The standout, though, is the forum. Two storeys high when constructed (going on for six by modern standards), it’s bigger than a football pitch and strewn with such flotsam as granite pillars and marble pediments from the roof.
So there are Tuareg, there are adobe wonders and there are Roman ruins in spades. But what of Libya’s people and their leader, Colonel Gaddafi, the self-styled saviour of Africa?
I asked everyone I could what they thought of him and almost everyone said they thought him a great man. The man who had led Libya out of its desert ways and into the future.
And, indeed, people did seem content, gazed upon at every corner by pictures of the Great Leader: in sunglasses looking rather like Bono on a bad day, in spectacles looking studious, with eyes narrowed as he gazes into Hillary Clinton’s celestial heavens.
They have universities, they have schools, they have a handful of decent roads.

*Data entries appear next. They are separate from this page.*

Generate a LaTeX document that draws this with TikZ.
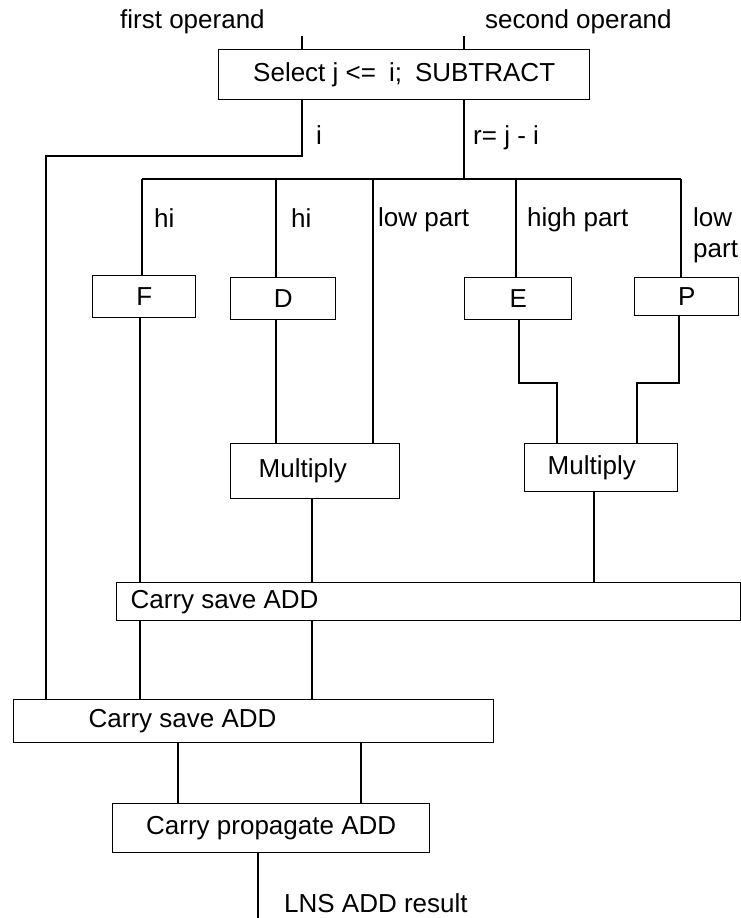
\documentclass[tikz,border=0pt]{standalone}
\usepackage{fontspec}
\setmainfont{Liberation Sans}
\newcommand\padtext[3]{\makebox[#1pt][l]{\hspace{#2pt}#3}}
\begin{document}
\begin{tikzpicture}[x=1pt,y=-1pt,
  every node/.style={font=\fontsize{26}{31}\selectfont, inner sep=0pt},
  box/.style={draw, line width=1.4pt, rectangle, anchor=north west},
  lbl/.style={anchor=base west},
  wire/.style={line width=1.4pt}]
\useasboundingbox (0,0) rectangle (741,918);

% column and level coordinates
\coordinate (cL) at (46,0);
\coordinate (cFb) at (140,0);
\coordinate (cF) at (142,0);
\coordinate (cC2a) at (178,0);
\coordinate (cOut) at (258,0);
\coordinate (cD) at (276,0);
\coordinate (cI) at (302,0);
\coordinate (cM1o) at (312,0);
\coordinate (cC2b) at (361,0);
\coordinate (cLow) at (373,0);
\coordinate (cR) at (464,0);
\coordinate (cE) at (516,0);
\coordinate (cEb) at (519,0);
\coordinate (cM2a) at (557,0);
\coordinate (cM2o) at (594,0);
\coordinate (cM2b) at (637,0);
\coordinate (cPb) at (679,0);
\coordinate (cP) at (681,0);
\coordinate (yI) at (0,156);
\coordinate (yBus) at (0,179);
\coordinate (yJog) at (0,383);

% boxes
\node[box, minimum width=371pt, minimum height=50pt] (sel) at (218,49)
  {Select j <=\hspace{0.5em}i;\hspace{0.5em}SUBTRACT};
\node[box, minimum width=103pt, minimum height=42pt] (F) at (92,275) {F};
\node[box, minimum width=105pt, minimum height=42pt] (D) at (230,277) {D};
\node[box, minimum width=107pt, minimum height=42pt] (E) at (464,277) {E};
\node[box, minimum width=104pt, minimum height=38pt] (P) at (634,277) {P};
\node[box, minimum height=55pt] (m1) at (230,443) {\padtext{169}{28}{Multiply}};
\node[box, minimum height=48pt] (m2) at (524,443) {\padtext{153}{23}{Multiply}};
\node[box, minimum height=38pt] (csa1) at (116,582) {\padtext{624}{14}{Carry save ADD}};
\node[box, minimum height=43pt] (csa2) at (13,699) {\padtext{480}{75}{Carry save ADD}};
\node[box, minimum width=317pt, minimum height=49pt] (cpa) at (112,803) {Carry propagate ADD};

% free ends
\coordinate (in1) at (302,36);
\coordinate (in2) at (464,36);
\coordinate (res) at (258,918);

% labels
\node[lbl] (t1) at (120,28) {first operand};
\node[lbl] (t2) at (485,28) {second operand};
\node[lbl] (ti) at (316,144) {i};
\node[lbl] (tr) at (473,144) {r= j - i};
\node[lbl] (thi1) at (154,227) {hi};
\node[lbl] (thi2) at (291,227) {hi};
\node[lbl] (tlow) at (378,226) {low part};
\node[lbl] (thigh) at (527,226) {high part};
\node[anchor=north west, align=left] (tlow2) at (693,207) {low\\part};
\node[lbl] (tres) at (284,912) {LNS ADD result};

% connectors
\draw[wire] (in1) -- (sel.north -| in1);
\draw[wire] (in2) -- (sel.north -| in2);
\draw[wire] (sel.south -| cI) -- (cI |- yI) -- (cL |- yI) -- (csa2.north -| cL);
\draw[wire] (sel.south -| cR) -- (cR |- yBus);
\draw[wire] (cF |- yBus) -- (cP |- yBus);
\draw[wire] (cF |- yBus) -- (F.north -| cF);
\draw[wire] (cD |- yBus) -- (D.north -| cD);
\draw[wire] (cLow |- yBus) -- (m1.north -| cLow);
\draw[wire] (cE |- yBus) -- (E.north -| cE);
\draw[wire] (cP |- yBus) -- (P.north -| cP);
\draw[wire] (F.south -| cFb) -- (csa1.north -| cFb);
\draw[wire] (D.south -| cD) -- (m1.north -| cD);
\draw[wire] (E.south -| cEb) -- (cEb |- yJog) -- (cM2a |- yJog) -- (m2.north -| cM2a);
\draw[wire] (P.south -| cPb) -- (cPb |- yJog) -- (cM2b |- yJog) -- (m2.north -| cM2b);
\draw[wire] (m1.south -| cM1o) -- (csa1.north -| cM1o);
\draw[wire] (m2.south -| cM2o) -- (csa1.north -| cM2o);
\draw[wire] (csa1.south -| cFb) -- (csa2.north -| cFb);
\draw[wire] (csa1.south -| cM1o) -- (csa2.north -| cM1o);
\draw[wire] (csa2.south -| cC2a) -- (cpa.north -| cC2a);
\draw[wire] (csa2.south -| cC2b) -- (cpa.north -| cC2b);
\draw[wire] (cpa.south -| cOut) -- (res);
\end{tikzpicture}
\end{document}
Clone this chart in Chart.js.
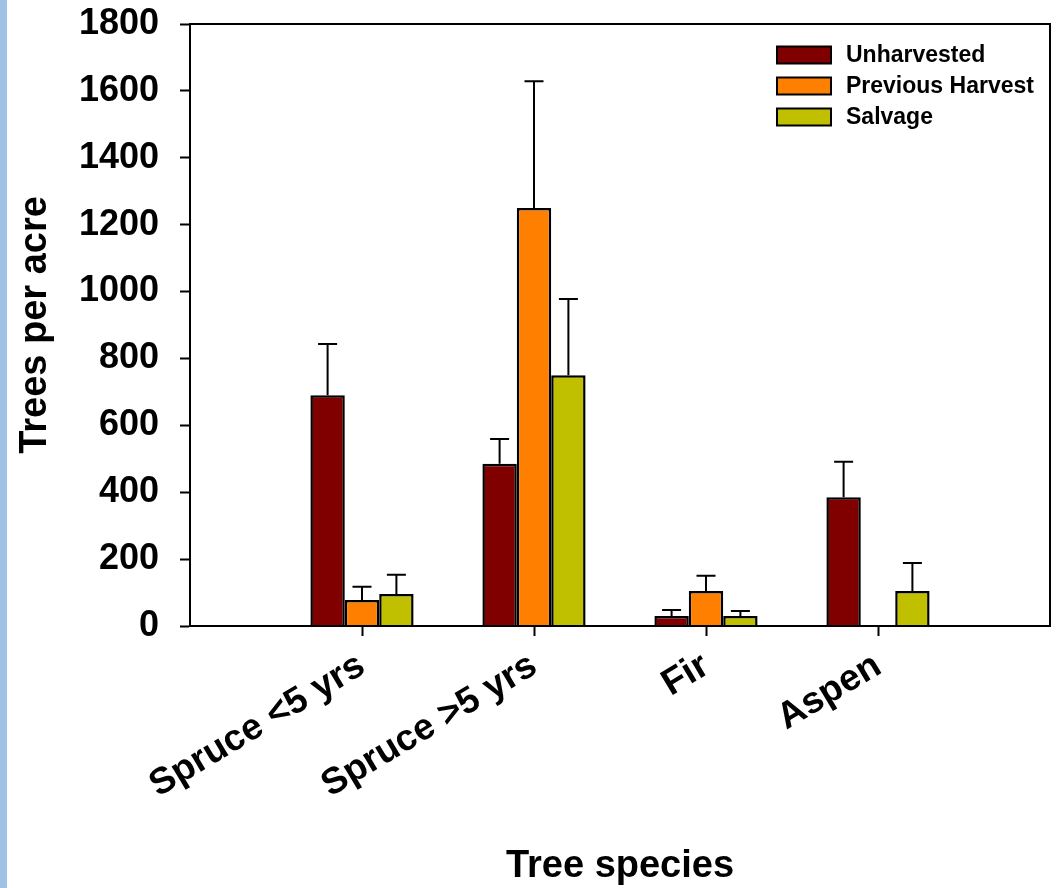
<!DOCTYPE html>
<html>
<head>
<meta charset="utf-8">
<script src="https://cdn.jsdelivr.net/npm/chart.js@4.4.1/dist/chart.umd.min.js"></script>
<style>
  html, body { margin: 0; padding: 0; }
  body {
    width: 1058px; height: 888px; overflow: hidden;
    background: linear-gradient(to right, #9fc3e7 0, #9fc3e7 7px, #ffffff 7px);
  }
  #wrap { position: relative; width: 1058px; height: 888px; }
</style>
</head>
<body>
<div id="wrap"><canvas id="treesChart"></canvas></div>
<script>
const categories = ["Spruce <5 yrs", "Spruce >5 yrs", "Fir", "Aspen"];
const seriesNames = ["Unharvested", "Previous Harvest", "Salvage"];
const unharvested = [690, 485, 30, 385];
const unharvestedErr = [153, 74, 18, 106];
const previousHarvest = [78, 1250, 105, null];
const previousHarvestErr = [39, 379, 45, null];
const salvage = [96, 750, 30, 105];
const salvageErr = [57, 228, 15, 83];
const yTicks = [0, 200, 400, 600, 800, 1000, 1200, 1400, 1600, 1800];

const FONT = "'Liberation Sans', Arial, sans-serif";

// empty slot on each side, so the groups sit at 1..4 of 0..5
const labels = ["", ...categories, ""];
const pad = arr => [null, ...arr, null];

const colors = ["#800000", "#ff8000", "#c0c000"];
const values = [unharvested, previousHarvest, salvage];
const errors = [unharvestedErr, previousHarvestErr, salvageErr];

// upward error bars with caps
const errorBars = {
  id: "errorBars",
  afterDatasetsDraw(chart) {
    const ctx = chart.ctx;
    const y = chart.scales.y;
    ctx.save();
    ctx.strokeStyle = "#000";
    ctx.lineWidth = 2;
    chart.data.datasets.forEach((ds, di) => {
      const meta = chart.getDatasetMeta(di);
      const errs = pad(errors[di]);
      meta.data.forEach((bar, i) => {
        const v = ds.data[i];
        if (v == null || errs[i] == null) return;
        const top = y.getPixelForValue(v + errs[i]);
        ctx.beginPath();
        ctx.moveTo(bar.x, bar.y);
        ctx.lineTo(bar.x, top);
        ctx.moveTo(bar.x - 9.5, top);
        ctx.lineTo(bar.x + 9.5, top);
        ctx.stroke();
      });
    });
    ctx.restore();
  }
};

// box round the plot area and legend inside it
const frameAndLegend = {
  id: "frameAndLegend",
  afterDraw(chart) {
    const { ctx, chartArea: a } = chart;
    ctx.save();
    ctx.strokeStyle = "#000";
    ctx.lineWidth = 2;
    ctx.strokeRect(a.left, a.top, a.right - a.left, a.bottom - a.top);

    ctx.font = "bold 23px " + FONT;
    ctx.textBaseline = "middle";
    ctx.textAlign = "left";
    chart.data.datasets.forEach((ds, i) => {
      const cy = a.top + 31 + i * 31;
      const x0 = a.right - 273;
      ctx.fillStyle = ds.backgroundColor;
      ctx.fillRect(x0, cy - 8.5, 54, 17);
      ctx.strokeRect(x0, cy - 8.5, 54, 17);
      ctx.fillStyle = "#000";
      ctx.fillText(ds.label, x0 + 69, cy + 1);
    });
    ctx.restore();
  }
};

new Chart(document.getElementById("treesChart"), {
  type: "bar",
  data: {
    labels: labels,
    datasets: seriesNames.map((name, i) => ({
      label: name,
      data: pad(values[i]),
      backgroundColor: colors[i],
      borderColor: "#000",
      borderWidth: 2.5,
      barPercentage: 1,
      categoryPercentage: 0.6
    }))
  },
  options: {
    responsive: true,
    maintainAspectRatio: false,
    animation: false,
    layout: { padding: { top: 24, right: 8, left: 0, bottom: 0 } },
    plugins: {
      legend: { display: false },
      tooltip: { enabled: false }
    },
    scales: {
      x: {
        offset: false,
        grid: {
          offset: false,
          drawOnChartArea: false,
          tickLength: 10,
          tickWidth: 2,
          tickColor: c => (c.index === 0 || c.index === labels.length - 1) ? "rgba(0,0,0,0)" : "#000"
        },
        border: { color: "#000", width: 2 },
        ticks: {
          autoSkip: false,
          minRotation: 31,
          maxRotation: 31,
          padding: 8,
          color: "#000",
          font: { family: FONT, size: 37, weight: "bold" }
        },
        title: {
          display: true,
          text: "Tree species",
          color: "#000",
          font: { family: FONT, size: 38, weight: "bold", lineHeight: 1 },
          padding: { top: 0, bottom: 2 }
        },
        afterFit: s => { s.height = 262; s.paddingLeft = 0; s.paddingRight = 0; }
      },
      y: {
        min: 0,
        max: 1800,
        afterBuildTicks: s => { s.ticks = yTicks.map(v => ({ value: v })); },
        grid: {
          drawOnChartArea: false,
          tickLength: 10,
          tickWidth: 2,
          tickColor: "#000"
        },
        border: { color: "#000", width: 2 },
        ticks: {
          padding: 21,
          color: "#000",
          font: { family: FONT, size: 36, weight: "bold" },
          callback: v => String(v)
        },
        title: {
          display: true,
          text: "Trees per acre",
          color: "#000",
          font: { family: FONT, size: 38, weight: "bold", lineHeight: 1 },
          padding: { top: 17, bottom: 0 }
        },
        afterFit: s => { s.width = 190; s.paddingTop = 0; s.paddingBottom = 0; }
      }
    }
  },
  plugins: [errorBars, frameAndLegend]
});
</script>
</body>
</html>
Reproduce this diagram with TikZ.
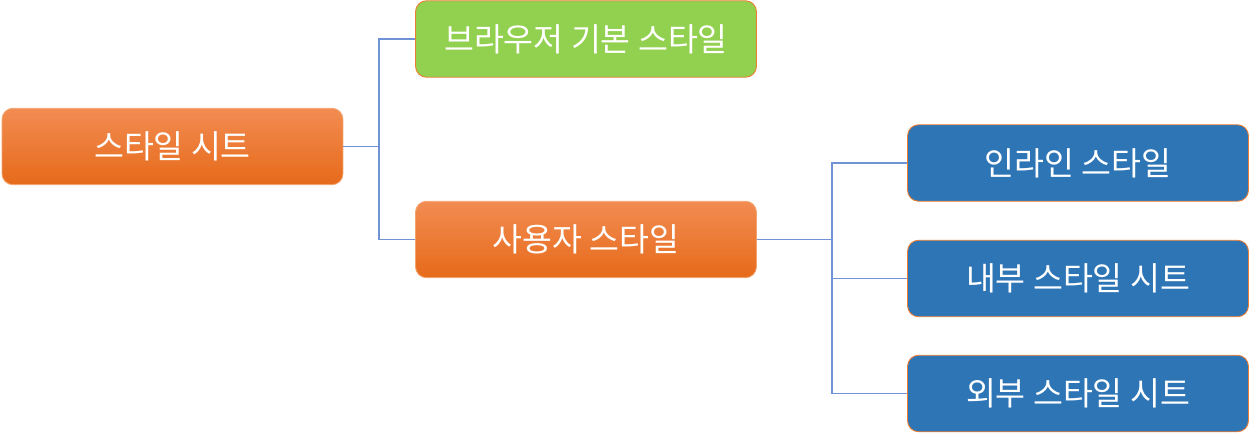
\documentclass[tikz,border=0pt]{standalone}
\usepackage{fontspec}
\setmainfont{Noto Sans CJK KR}
\definecolor{boxorange}{HTML}{ED7D31}
\definecolor{orangetop}{HTML}{F28C52}
\definecolor{orangebot}{HTML}{E66A1A}
\definecolor{boxgreen}{HTML}{92D050}
\definecolor{boxblue}{HTML}{2E75B6}
\definecolor{linkblue}{HTML}{6F93D6}
\begin{document}
\begin{tikzpicture}[x=0.02cm,y=-0.02cm,
	box/.style={rounded corners=0.22cm, minimum width=6.82cm, minimum height=1.53cm,
		inner sep=0pt, text=white, draw=boxorange!70, line width=0.5pt,
		font=\fontsize{18.5}{22}\selectfont},
	topic/.style={box, top color=orangetop, bottom color=orangebot},
	leaf/.style={box, fill=boxblue, draw=boxorange},
	link/.style={draw=linkblue, line width=0.6pt}]
	\useasboundingbox (0,0) rectangle (1250,433);
	\node[topic] (sheet) at (172.5,146.5) {스타일 시트};
	\node[box, fill=boxgreen, draw=boxorange] (browser) at (586,39) {브라우저 기본 스타일};
	\node[topic] (user) at (586,239.5) {사용자 스타일};
	\node[leaf] (inline) at (1078,163) {인라인 스타일};
	\node[leaf] (internal) at (1078,278.5) {내부 스타일 시트};
	\node[leaf] (external) at (1078,393.5) {외부 스타일 시트};
	% connectors
	\coordinate (fork1) at (379,146.5);
	\coordinate (fork2) at (832,239.5);
	\draw[link] (sheet.east) -- (fork1) |- (browser.west);
	\draw[link] (fork1) |- (user.west);
	\draw[link] (user.east) -- (fork2) |- (inline.west);
	\draw[link] (fork2) |- (internal.west);
	\draw[link] (fork2) |- (external.west);
\end{tikzpicture}
\end{document}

That’s the good side.
But the food’s limited and not much good, the environment in the cities like Tripoli is poor, the bureaucracy is chaotic and the services, like electricity and water, cut out without warning. The majority of the population work for the government and the others, like those working in the tourist trade, live under the constant threat that a change in policy will put paid to their livelihoods. And you don’t see much evidence of wealth.
It does lead one to wonder whether most Libyans’ adulation (genuine or not) for Gaddafi, whose double-walled compound covers four city blocks in Tripoli, is justified.
Towards the end of my stay, one of my drivers took a detour on a rocky plain not far from Algeria. He drove us up a barely-visible track and then beckoned me to get out of the car. Then we walked.
And there, rusting and dripping with oil, was a capped well-head. He told me there were many others like it, lying unused in the middle of the desert. There was just too much oil to deal with.
It was a sight that begged what became, during my trip, the great Libyan question: where has all the money gone?